[start]
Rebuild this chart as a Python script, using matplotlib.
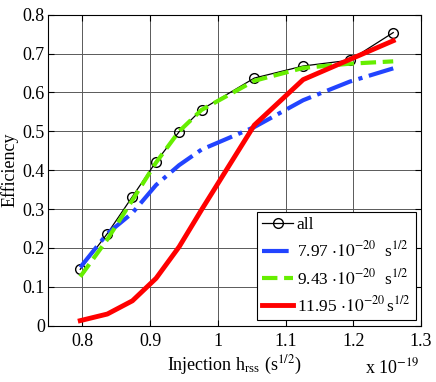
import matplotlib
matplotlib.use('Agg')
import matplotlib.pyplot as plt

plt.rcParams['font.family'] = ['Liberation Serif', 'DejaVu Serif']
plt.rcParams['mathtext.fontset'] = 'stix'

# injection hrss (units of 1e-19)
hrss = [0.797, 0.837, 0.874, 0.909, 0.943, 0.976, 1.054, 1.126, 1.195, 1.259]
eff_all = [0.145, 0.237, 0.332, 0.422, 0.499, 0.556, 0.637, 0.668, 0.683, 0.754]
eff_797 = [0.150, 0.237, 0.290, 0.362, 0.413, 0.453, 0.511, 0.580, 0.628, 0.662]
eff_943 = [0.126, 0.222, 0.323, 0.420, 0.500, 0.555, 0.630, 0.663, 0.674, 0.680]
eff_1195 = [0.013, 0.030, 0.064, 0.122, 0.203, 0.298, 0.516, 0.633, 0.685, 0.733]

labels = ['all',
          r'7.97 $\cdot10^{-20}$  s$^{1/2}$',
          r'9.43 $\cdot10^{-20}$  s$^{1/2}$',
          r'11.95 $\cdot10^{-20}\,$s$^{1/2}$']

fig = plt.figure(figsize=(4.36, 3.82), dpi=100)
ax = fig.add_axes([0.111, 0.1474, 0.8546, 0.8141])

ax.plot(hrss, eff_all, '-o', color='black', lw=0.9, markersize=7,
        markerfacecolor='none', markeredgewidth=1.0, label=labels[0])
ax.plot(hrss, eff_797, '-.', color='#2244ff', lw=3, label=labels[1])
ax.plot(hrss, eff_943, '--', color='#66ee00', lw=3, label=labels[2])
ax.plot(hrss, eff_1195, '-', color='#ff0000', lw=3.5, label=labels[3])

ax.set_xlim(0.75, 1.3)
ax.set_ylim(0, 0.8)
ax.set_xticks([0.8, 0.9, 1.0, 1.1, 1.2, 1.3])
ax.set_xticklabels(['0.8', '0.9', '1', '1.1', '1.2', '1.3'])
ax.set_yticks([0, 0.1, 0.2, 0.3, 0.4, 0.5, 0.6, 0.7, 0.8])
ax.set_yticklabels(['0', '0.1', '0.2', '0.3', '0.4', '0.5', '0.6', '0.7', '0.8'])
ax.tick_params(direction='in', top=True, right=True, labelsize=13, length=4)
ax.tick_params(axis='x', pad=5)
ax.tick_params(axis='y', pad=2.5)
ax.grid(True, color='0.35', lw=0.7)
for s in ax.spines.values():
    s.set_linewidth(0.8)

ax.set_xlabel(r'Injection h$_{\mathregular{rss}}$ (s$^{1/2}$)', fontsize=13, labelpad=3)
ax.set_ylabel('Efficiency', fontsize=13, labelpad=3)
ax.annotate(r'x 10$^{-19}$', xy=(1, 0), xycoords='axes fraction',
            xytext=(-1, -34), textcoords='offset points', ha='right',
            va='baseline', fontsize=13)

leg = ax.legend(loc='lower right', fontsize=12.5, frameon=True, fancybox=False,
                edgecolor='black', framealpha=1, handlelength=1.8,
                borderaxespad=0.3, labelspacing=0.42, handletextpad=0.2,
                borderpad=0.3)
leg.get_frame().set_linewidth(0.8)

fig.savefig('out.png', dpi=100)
[end]
→ **EXERCISE DIRECTIONS**
Write out again, exactly, the lines from the start of the listing up to the line containing "plt.rcParams['mathtext.fontset'] = 'stix'", with both ends and without pictures.

→ **RESULT OF THE EXERCISE**
Rebuild this chart as a Python script, using matplotlib.
import matplotlib
matplotlib.use('Agg')
import matplotlib.pyplot as plt

plt.rcParams['font.family'] = ['Liberation Serif', 'DejaVu Serif']
plt.rcParams['mathtext.fontset'] = 'stix'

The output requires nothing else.